1.Stop hoping someone will invite you to book club
Seriously, just stop. Every single person in my book club — including myself — had sat around for years waiting to be invited to book club. Sometimes invitations would come but things would never quite fall into place. Just move on. If you want to be part of a book club, say yes when someone invites you and then just go. Alternatively, start your own.

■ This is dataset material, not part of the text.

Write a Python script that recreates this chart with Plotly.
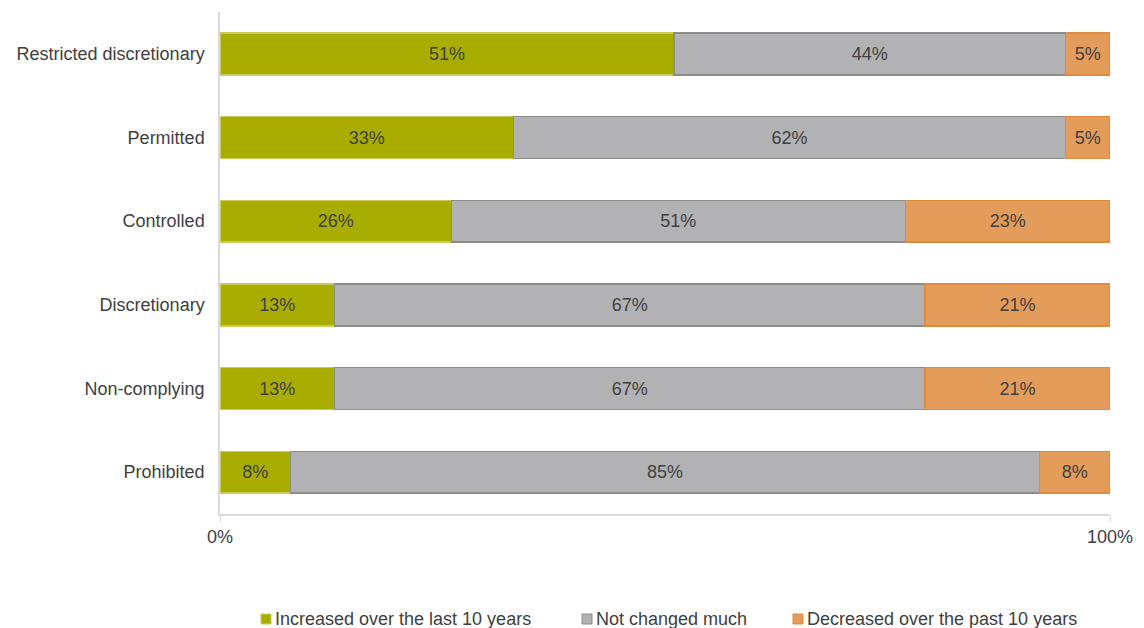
import plotly.graph_objects as go

categories = ["Restricted discretionary", "Permitted", "Controlled",
              "Discretionary", "Non-complying", "Prohibited"]
increased = [51, 33, 26, 13, 13, 8]
not_changed = [44, 62, 51, 67, 67, 85]
decreased = [5, 5, 23, 21, 21, 8]

series = [
    ("Increased over the last 10 years", increased, "#A9AD00", "#C9CC5A"),
    ("Not changed much", not_changed, "#B2B2B4", "#8C8C8C"),
    ("Decreased over the past 10 years", decreased, "#E49C5A", "#E08B3C"),
]

FONT = "Liberation Sans, Arial, sans-serif"
TEXT_COLOR = "#404040"

# plot-area geometry in pixels (used for the hand-placed legend)
W, H = 1144, 628
L, R, T, B = 220, 34, 12, 114
PW, PH = W - L - R, H - T - B

def px_x(px):
    return (px - L) / PW

def px_y(py):
    return (H - B - py) / PH

fig = go.Figure()
for name, vals, fill, edge in series:
    fig.add_trace(go.Bar(
        y=categories, x=vals, name=name, orientation="h",
        marker=dict(color=fill, line=dict(color=edge, width=1.5)),
        text=[f"{v}%" for v in vals], textposition="inside",
        insidetextanchor="middle",
        textfont=dict(family=FONT, size=18, color=TEXT_COLOR),
        width=0.5,
        hoverinfo="skip",
        showlegend=False,
    ))

# legend row: small square swatch followed by the series name
legend_x = [261, 582, 793]
legend_cy = 619
for (name, _, fill, edge), lx in zip(series, legend_x):
    fig.add_shape(
        type="rect", xref="paper", yref="paper",
        x0=px_x(lx), x1=px_x(lx + 10),
        y0=px_y(legend_cy + 5), y1=px_y(legend_cy - 5),
        fillcolor=fill, line=dict(color=edge, width=1),
    )
    fig.add_annotation(
        xref="paper", yref="paper", x=px_x(lx + 12), y=px_y(legend_cy),
        xanchor="left", yanchor="middle", showarrow=False,
        text=name, font=dict(family=FONT, size=18, color=TEXT_COLOR),
    )

fig.update_layout(
    barmode="stack",
    barnorm="percent",
    width=W, height=H,
    margin=dict(l=L, r=R, t=T, b=B, autoexpand=False),
    paper_bgcolor="white", plot_bgcolor="white",
    font=dict(family=FONT, size=18, color=TEXT_COLOR),
    showlegend=False,
)
fig.update_xaxes(
    range=[0, 100], tickvals=[0, 100], ticktext=["0%", "100%"],
    showgrid=False, zeroline=False, showline=True, linecolor="#D9D9D9", linewidth=1.5,
    ticks="outside", ticklen=6, tickcolor="#D9D9D9",
    tickfont=dict(family=FONT, size=18, color=TEXT_COLOR),
)
fig.update_yaxes(
    categoryorder="array", categoryarray=categories[::-1],
    showgrid=False, zeroline=False, showline=True, linecolor="#D9D9D9", linewidth=1.5,
    ticks="", ticklabelstandoff=10,
    tickfont=dict(family=FONT, size=18, color=TEXT_COLOR),
)

fig.write_html("out.html")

2.Invite lots of people to book club
Once you decide to start a book club, the next step is inviting people. But you can't just invite three or four people. Most people have busy lives, and I don't mean parties every night. Sometimes people just need to run errands or fetch an aunt from the airport. People can't always make book club, and you can't always shift the dates to accommodate them. You need to have enough members so that even if half of them members can't make it in a given month, there are still enough people to attend. Pick a minimum number of confirmed attendees for book club to go ahead and then just run with it. At my book club, we've agreed that we need a minimum of three people for a quorum.
3.Find a method of communication that works well for everyone
I suggest you dispense with the special forums and email services and just skip straight to WhatsApp. It's the most direct and immediate way to keep in touch with people and also to adjust plans on short notice.

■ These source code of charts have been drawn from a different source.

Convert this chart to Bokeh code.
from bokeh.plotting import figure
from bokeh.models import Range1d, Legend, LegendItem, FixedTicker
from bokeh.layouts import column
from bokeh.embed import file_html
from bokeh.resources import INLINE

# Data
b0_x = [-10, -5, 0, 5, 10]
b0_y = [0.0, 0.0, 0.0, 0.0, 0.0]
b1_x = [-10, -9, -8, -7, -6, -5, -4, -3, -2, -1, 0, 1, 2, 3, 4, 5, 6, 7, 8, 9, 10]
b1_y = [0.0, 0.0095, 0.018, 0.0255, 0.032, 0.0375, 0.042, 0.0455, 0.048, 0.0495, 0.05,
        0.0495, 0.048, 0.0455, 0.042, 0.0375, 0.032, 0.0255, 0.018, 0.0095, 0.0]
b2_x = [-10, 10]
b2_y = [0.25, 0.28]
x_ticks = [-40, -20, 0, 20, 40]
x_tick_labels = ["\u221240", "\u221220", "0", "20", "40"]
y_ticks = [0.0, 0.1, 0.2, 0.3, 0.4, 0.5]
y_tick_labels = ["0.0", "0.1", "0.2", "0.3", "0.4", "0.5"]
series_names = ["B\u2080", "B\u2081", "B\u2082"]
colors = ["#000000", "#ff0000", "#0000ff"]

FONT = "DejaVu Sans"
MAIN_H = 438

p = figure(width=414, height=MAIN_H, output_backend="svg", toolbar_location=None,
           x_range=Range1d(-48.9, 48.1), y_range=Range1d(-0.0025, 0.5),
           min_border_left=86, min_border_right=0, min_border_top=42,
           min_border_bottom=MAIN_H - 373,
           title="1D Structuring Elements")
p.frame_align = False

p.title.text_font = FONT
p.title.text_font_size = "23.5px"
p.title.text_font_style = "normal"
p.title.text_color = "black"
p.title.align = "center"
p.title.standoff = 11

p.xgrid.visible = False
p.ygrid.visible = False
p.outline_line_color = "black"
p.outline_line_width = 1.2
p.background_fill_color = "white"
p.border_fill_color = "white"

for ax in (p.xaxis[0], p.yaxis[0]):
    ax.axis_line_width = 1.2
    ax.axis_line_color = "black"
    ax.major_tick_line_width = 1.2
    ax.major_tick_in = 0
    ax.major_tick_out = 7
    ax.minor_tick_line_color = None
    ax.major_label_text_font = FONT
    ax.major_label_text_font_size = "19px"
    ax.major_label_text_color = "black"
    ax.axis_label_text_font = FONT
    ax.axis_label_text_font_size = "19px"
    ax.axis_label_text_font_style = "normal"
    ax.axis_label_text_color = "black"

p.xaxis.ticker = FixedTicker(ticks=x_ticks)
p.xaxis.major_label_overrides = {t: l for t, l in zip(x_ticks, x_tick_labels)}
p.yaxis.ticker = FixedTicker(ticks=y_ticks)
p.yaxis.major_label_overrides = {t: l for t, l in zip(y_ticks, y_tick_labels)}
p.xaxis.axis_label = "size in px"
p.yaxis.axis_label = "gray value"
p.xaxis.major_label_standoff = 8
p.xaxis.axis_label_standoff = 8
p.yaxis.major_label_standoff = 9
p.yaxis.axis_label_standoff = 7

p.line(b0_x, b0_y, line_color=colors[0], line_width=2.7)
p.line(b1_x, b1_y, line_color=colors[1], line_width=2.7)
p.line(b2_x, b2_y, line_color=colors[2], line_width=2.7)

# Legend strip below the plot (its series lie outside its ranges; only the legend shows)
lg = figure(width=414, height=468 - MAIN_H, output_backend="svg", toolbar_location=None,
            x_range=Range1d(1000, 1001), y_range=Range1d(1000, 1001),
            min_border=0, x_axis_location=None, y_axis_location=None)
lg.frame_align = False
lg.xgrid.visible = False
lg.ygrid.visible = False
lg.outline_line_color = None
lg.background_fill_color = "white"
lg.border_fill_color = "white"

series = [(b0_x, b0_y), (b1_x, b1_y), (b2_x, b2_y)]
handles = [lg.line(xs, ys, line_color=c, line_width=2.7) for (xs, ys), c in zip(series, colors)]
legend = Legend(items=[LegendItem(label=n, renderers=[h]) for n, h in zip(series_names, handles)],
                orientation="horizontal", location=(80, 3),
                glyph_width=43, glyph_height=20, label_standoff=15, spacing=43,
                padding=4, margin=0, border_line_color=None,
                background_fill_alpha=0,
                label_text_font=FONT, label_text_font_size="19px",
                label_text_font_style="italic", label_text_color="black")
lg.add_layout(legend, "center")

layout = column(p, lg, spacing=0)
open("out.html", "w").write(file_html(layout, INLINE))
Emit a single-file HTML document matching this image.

4.Don't expect everyone to read the book
The book club pick isn't a set work. Some people might find the book choice boring, or annoying, or they might just be so engrossed in another book that they don't have time for this month's selected book. But also, life happens — work gets busy, people get sick, Netflix drops an entire season of Luke Cage overnight. People in your book club won't always have time to read the whole book. Sometimes they won't read any of the book, and that's okay. There are other books to talk about outside of the official pick.

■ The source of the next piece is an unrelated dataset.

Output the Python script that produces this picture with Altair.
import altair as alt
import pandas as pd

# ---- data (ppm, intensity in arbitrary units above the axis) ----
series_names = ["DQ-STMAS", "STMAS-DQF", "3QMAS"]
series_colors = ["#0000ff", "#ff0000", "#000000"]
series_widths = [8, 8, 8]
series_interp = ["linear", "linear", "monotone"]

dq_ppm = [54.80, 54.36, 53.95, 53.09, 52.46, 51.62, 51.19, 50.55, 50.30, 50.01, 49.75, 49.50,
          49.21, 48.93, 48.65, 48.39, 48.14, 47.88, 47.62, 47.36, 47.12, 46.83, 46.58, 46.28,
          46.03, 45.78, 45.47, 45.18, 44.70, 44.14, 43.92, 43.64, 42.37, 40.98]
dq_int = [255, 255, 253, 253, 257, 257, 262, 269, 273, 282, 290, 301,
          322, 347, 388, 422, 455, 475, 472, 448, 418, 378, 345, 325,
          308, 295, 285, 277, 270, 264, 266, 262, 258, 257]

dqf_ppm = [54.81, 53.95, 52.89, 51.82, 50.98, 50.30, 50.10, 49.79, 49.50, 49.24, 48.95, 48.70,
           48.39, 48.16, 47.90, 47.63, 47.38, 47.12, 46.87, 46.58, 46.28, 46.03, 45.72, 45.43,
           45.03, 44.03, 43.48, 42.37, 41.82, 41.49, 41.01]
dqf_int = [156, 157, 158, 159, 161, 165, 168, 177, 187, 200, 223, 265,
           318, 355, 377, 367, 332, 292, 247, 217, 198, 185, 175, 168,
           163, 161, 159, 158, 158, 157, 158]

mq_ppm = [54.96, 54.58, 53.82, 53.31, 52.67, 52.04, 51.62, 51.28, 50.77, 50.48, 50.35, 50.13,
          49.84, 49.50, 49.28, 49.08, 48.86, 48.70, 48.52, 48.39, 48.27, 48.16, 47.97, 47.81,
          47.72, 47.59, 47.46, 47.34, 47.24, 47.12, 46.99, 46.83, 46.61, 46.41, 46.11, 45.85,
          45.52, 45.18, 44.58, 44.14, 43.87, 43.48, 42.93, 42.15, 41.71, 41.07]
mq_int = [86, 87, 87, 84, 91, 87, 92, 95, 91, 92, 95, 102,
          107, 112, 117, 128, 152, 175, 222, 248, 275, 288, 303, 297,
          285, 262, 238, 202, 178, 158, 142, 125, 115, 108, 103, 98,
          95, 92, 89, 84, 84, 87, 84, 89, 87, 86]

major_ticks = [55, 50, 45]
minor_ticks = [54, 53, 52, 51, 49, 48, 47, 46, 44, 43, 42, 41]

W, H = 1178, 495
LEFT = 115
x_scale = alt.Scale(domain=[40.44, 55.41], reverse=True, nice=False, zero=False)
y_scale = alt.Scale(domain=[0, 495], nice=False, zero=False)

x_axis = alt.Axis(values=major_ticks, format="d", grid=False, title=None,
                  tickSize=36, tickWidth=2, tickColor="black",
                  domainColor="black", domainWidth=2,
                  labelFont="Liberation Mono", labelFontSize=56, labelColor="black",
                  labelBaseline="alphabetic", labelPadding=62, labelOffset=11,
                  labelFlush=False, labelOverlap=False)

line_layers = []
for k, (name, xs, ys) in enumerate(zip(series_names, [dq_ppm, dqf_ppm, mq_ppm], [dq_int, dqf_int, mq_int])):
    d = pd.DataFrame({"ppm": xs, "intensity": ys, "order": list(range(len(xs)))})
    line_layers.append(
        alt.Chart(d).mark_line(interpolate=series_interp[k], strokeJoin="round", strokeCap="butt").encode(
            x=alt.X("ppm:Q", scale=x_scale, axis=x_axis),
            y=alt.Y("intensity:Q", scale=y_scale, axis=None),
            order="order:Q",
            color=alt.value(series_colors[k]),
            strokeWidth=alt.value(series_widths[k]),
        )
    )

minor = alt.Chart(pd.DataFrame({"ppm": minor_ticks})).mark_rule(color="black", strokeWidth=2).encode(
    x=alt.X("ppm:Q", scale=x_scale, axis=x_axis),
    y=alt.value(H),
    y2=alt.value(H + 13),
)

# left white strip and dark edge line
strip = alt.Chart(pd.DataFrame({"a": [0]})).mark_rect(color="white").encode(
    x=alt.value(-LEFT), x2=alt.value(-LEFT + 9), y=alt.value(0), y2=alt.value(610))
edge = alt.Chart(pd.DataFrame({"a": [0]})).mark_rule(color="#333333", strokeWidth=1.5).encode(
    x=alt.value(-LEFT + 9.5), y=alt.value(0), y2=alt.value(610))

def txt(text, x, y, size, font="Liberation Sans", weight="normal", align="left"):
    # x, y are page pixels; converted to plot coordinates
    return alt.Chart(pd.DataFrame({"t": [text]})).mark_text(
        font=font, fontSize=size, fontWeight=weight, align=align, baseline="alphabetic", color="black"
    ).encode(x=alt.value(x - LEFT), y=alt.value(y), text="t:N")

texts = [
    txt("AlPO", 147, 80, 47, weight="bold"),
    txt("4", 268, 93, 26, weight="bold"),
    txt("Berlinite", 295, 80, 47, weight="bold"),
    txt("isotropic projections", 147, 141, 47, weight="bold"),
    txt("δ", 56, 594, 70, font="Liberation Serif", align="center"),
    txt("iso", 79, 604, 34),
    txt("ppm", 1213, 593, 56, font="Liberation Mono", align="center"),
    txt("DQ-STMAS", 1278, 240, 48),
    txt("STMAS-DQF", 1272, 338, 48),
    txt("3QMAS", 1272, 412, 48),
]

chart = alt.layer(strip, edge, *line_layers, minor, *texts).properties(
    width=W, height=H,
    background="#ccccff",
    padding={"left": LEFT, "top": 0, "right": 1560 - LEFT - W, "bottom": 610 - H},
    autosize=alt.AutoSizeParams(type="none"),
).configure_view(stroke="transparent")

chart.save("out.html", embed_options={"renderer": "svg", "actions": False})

5.But at least try to read the book
It's just less fun if people don't read the book, so there really has to be some kind of commitment to at least give it your best shot. If members aren't committed to doing a bit of reading (or listening, if they're into audio books), you're going to run into some serious problems. If nobody tries to read the book, consider converting your book club into a supper club.
6.Keep it attainable
One way to encourage people to read the book pick is to make sure it can be read before the next meet up. We may all have Marlon James' Seven Killings on our "to read" list but that doesn't mean we need to pick it for book club. Members should always ask themselves whether the book they have in mind is of a reasonable length and engaging enough to keep others reading.
7.But stretch yourselves
A book club could easily be sustained on a series of light reads but one the great joys of book club is reading a book you would never have chosen yourself and finding yourself utterly engrossed. My group has read all sorts of books, from young adult novels like E Lockhart's We Were Liars to award-winning novels like Chimamanda Ngozi Adichie's Americanah. (We would have read Sadegh Hedayat's the Blind Owl too except for, you know, that whole suicide thing.)
8.Have fun
Yours may be the wine-drinking kind of book club, or it may be the cake-eating kind of book club. It may be the kind of book club where people spend 10 minutes talking about the book and the rest of the time talking about their lives. The secret of book club is that it gives people who may have very little in common both a reason to get together regularly and a jumping off point for conversation. Take the plunge, and then just have fun.